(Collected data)
————

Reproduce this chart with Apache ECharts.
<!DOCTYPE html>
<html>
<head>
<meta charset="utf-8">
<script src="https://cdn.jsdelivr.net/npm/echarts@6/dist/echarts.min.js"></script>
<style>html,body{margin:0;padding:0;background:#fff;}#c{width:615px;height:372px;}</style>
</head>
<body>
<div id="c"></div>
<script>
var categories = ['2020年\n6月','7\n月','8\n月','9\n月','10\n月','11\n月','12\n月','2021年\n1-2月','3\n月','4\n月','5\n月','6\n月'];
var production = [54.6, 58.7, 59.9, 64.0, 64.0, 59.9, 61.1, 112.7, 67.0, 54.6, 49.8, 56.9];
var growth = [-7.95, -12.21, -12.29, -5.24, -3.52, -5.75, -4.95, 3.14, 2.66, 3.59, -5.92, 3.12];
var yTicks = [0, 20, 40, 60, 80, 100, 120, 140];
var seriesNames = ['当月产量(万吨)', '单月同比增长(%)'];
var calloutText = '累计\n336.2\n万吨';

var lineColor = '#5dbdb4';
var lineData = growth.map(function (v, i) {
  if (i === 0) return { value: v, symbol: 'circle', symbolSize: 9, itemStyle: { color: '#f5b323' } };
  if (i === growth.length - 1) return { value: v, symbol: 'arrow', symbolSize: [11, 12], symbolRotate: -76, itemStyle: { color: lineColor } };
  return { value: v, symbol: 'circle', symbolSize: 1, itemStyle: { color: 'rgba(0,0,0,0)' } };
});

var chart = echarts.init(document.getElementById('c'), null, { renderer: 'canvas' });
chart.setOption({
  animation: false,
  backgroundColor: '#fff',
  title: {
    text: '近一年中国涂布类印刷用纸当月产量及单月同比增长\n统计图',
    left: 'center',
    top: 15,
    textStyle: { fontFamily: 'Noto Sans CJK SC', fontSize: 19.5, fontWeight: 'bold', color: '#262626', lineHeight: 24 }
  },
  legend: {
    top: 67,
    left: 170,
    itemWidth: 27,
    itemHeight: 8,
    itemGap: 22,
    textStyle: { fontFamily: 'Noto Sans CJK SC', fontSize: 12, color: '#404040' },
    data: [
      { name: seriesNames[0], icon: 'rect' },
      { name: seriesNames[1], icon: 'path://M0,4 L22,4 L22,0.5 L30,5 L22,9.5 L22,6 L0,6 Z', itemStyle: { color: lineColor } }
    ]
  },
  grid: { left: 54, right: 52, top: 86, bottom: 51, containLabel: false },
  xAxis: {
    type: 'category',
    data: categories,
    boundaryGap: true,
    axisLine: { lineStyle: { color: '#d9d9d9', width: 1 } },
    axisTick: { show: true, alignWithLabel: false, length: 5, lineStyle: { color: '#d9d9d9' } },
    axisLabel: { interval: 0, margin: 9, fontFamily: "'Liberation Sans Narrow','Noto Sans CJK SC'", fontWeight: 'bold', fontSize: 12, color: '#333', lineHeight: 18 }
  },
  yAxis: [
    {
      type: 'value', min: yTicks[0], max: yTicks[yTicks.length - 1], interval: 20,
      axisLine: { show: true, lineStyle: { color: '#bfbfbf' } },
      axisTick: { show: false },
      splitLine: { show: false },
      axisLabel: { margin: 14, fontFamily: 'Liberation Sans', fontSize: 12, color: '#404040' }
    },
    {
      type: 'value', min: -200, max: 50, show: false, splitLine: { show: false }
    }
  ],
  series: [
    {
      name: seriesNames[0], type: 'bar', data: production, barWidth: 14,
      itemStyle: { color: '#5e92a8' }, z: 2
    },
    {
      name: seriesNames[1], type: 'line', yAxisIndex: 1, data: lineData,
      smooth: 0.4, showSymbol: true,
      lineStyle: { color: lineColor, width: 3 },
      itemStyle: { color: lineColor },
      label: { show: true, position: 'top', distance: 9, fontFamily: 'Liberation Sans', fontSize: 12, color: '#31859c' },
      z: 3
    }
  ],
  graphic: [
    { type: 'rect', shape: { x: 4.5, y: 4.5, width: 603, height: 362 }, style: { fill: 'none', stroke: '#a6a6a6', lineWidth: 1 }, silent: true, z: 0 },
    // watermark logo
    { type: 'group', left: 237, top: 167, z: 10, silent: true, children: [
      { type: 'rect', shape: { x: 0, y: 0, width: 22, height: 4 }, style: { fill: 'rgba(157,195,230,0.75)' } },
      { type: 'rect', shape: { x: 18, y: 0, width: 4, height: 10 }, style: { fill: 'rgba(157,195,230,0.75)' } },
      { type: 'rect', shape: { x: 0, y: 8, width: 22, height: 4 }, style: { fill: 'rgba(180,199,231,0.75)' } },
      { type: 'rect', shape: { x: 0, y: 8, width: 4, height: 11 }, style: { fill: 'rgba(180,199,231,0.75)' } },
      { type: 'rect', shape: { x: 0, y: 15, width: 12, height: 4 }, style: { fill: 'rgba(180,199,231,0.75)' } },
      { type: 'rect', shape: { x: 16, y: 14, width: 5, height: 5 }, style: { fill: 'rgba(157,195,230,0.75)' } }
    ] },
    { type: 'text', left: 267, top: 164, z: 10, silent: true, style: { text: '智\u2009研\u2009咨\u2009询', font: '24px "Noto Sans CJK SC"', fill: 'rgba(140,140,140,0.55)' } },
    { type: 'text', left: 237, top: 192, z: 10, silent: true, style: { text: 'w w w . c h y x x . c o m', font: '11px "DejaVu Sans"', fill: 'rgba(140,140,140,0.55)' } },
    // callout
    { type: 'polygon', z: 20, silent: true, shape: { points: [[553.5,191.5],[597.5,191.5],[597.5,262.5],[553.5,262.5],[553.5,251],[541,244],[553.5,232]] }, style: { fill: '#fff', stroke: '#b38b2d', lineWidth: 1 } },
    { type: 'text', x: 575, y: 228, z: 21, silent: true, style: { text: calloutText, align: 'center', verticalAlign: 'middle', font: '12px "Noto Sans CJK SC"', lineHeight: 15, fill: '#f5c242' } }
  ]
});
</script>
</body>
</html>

————

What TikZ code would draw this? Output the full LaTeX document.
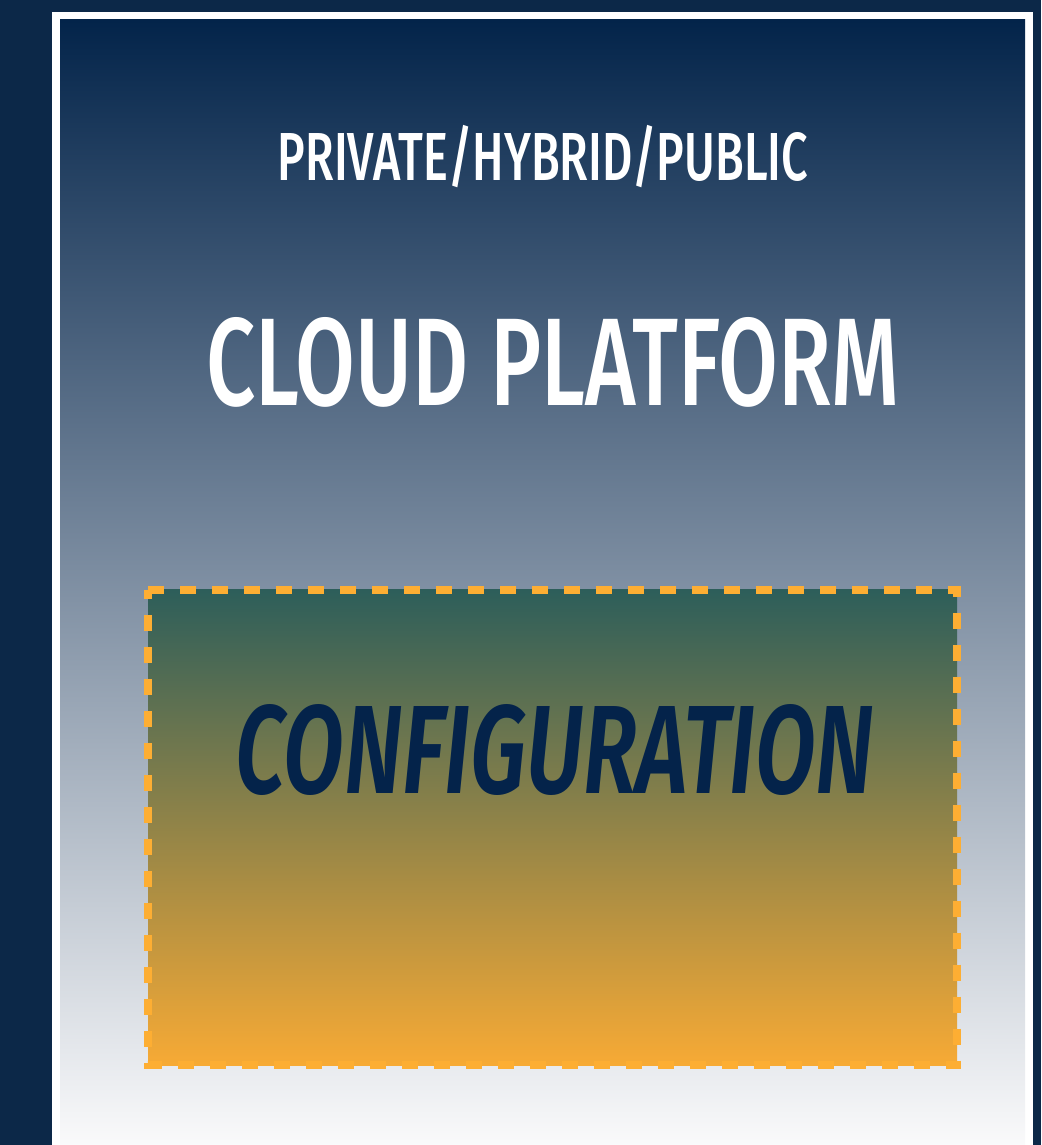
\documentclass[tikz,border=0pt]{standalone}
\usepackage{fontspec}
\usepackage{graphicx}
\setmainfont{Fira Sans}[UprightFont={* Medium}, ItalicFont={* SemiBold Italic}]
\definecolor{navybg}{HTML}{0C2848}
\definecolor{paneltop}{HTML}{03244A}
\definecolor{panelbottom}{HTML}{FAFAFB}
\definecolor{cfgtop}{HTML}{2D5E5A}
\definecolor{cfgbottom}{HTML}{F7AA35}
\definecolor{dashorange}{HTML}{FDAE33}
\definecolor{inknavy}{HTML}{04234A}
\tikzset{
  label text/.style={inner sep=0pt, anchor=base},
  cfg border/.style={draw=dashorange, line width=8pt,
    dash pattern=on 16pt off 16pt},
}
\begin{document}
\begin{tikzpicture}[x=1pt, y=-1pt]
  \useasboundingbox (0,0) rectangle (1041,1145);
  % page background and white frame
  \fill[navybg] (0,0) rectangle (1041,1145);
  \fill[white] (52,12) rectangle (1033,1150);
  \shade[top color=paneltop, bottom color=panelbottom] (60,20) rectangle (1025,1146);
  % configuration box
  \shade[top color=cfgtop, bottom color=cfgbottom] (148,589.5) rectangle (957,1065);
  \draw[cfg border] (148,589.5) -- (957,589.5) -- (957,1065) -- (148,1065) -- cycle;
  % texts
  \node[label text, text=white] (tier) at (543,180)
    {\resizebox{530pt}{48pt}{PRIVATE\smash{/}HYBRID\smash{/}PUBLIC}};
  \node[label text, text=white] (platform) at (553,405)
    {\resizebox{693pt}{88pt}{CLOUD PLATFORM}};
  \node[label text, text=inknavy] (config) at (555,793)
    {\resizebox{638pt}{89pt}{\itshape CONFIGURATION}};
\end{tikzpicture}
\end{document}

————

Task to complete: Identify each line in the entries with the word "this" and copy it.

Task output:
Reproduce this chart with Apache ECharts.
What TikZ code would draw this? Output the full LaTeX document.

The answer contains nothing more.